Here was a man who damn well wore his fingers, and his band, to the very bone in order to break out of the South (off of Sun and onto RCA, too, by the way) in his quest upwards and onwards toward global stardom and damn-near universal immortality. Indeed, here’s one boy who unfailingly "yes ma'am"-ed and "no sir"-ed all the right people, deigned to sing at a hound dog (not to mention kissed Ed Sullivan's black and white ass) in order to get himself, and his wonton moves, onto TV. And in doing so, he spread his beautiful madness irreparably and irrevocably around the globe … only to seemingly toss it all away and spend the entire 1960s doing time on the silver screen while his protégés in all their manifest forms (Bob Dylan, the British Invasion, even Jimi Hendrix) took over the public airwaves. For a while, anyway, that is: One hour of prime time just before Christmas of '68 was all it took for Elvis to forever regain his throne.
Naturally, as all martyrs to their various causes must, Elvis ultimately sacrificed himself and his career upon the unforgiving altar of public opinion, heading way down just as his ex-posse were nailing him to the cross with their sordid little book Elvis, What Happened? For most out there, all that soon remained of our hero was the bloated, pill-bellied National Enquirer cover boy who seemed content to sweat, mumble and at times even "moo" his way into the realm of truckstop immortality (witness, if you must, videos of his final concerts of 1977: gut-wrenching and ultimately heartbreaking footage of apocalyptic artistic decline).
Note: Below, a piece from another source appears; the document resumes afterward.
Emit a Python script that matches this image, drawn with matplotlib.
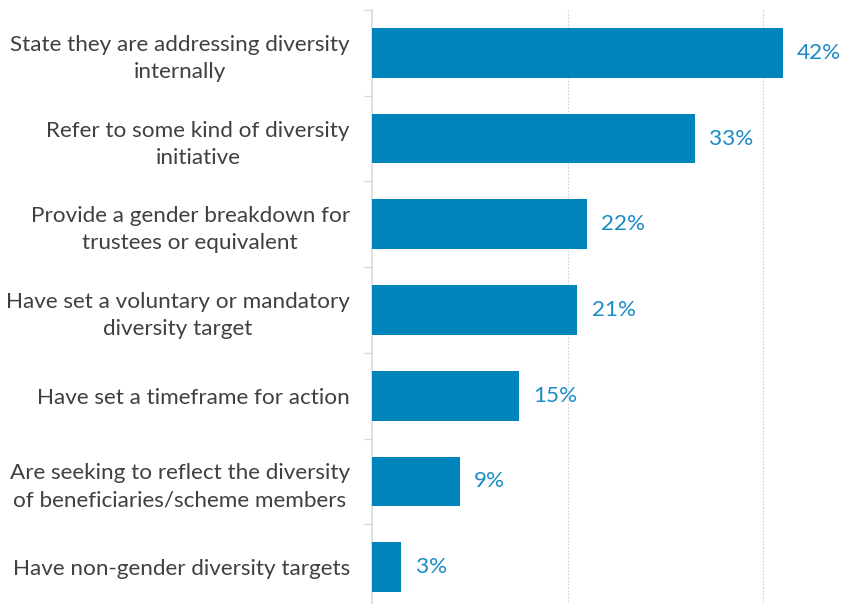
import numpy as np
import matplotlib.pyplot as plt

# categories top to bottom
categories = [
    'State they are addressing diversity\ninternally',
    'Refer to some kind of diversity\ninitiative',
    'Provide a gender breakdown for\ntrustees or equivalent',
    'Have set a voluntary or mandatory\ndiversity target',
    'Have set a timeframe for action',
    'Are seeking to reflect the diversity\nof beneficiaries/scheme members',
    'Have non-gender diversity targets',
]
values = [42, 33, 22, 21, 15, 9, 3]

bar_color = '#0084BC'
label_color = '#1B8BC7'
text_color = '#404040'
plt.rcParams['font.family'] = ['Lato', 'DejaVu Sans']

fig = plt.figure(figsize=(8.56, 6.04), dpi=100)
ax = fig.add_axes([372/856, -6/604, 484/856, 600/604])

y = np.arange(len(categories))
ax.barh(y, values, height=0.58, color=bar_color, zorder=3)
for yi, v in zip(y, values):
    ax.text(v + 1.45, yi, f'{v}%', va='center', ha='left', fontsize=16.2,
            color=label_color)

ax.set_ylim(len(categories) - 0.5, -0.5)
ax.set_xlim(0, 49.5)

ax.set_yticks(y)
ax.set_yticklabels(categories, multialignment='center', fontsize=16.2,
                   color=text_color, linespacing=1.45)
ax.set_yticks(np.arange(len(categories) + 1) - 0.5, minor=True)
ax.tick_params(axis='y', which='major', length=0, pad=16)
ax.tick_params(axis='y', which='minor', length=6, color='#d9d9d9', width=1)

ax.set_xticks([20, 40])
ax.tick_params(axis='x', length=0, labelbottom=False)
ax.grid(axis='x', linestyle=(0, (1.5, 1.5)), color='#d0d0d0', linewidth=0.8)

for s in ['top', 'right', 'bottom']:
    ax.spines[s].set_visible(False)
ax.spines['left'].set_color('#d9d9d9')
ax.spines['left'].set_linewidth(1.2)

fig.savefig('out.png', dpi=100)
However, despite this most bitter of ends, there’s really not that much needed to say when looking at this man's life and career, from Tupelo, Miss., to Hollywood, Calif., and all the way back home again. That’s because, you see. he really was The One. There’s never been another like him. There never will be. In fact, there honestly doesn't have to be anymore, does there? He did – and, most importantly sang – it all. For me.
Even for you.
-- Musician/writer Gary Pig Gold is the co-founder of the To M'Lou Music label.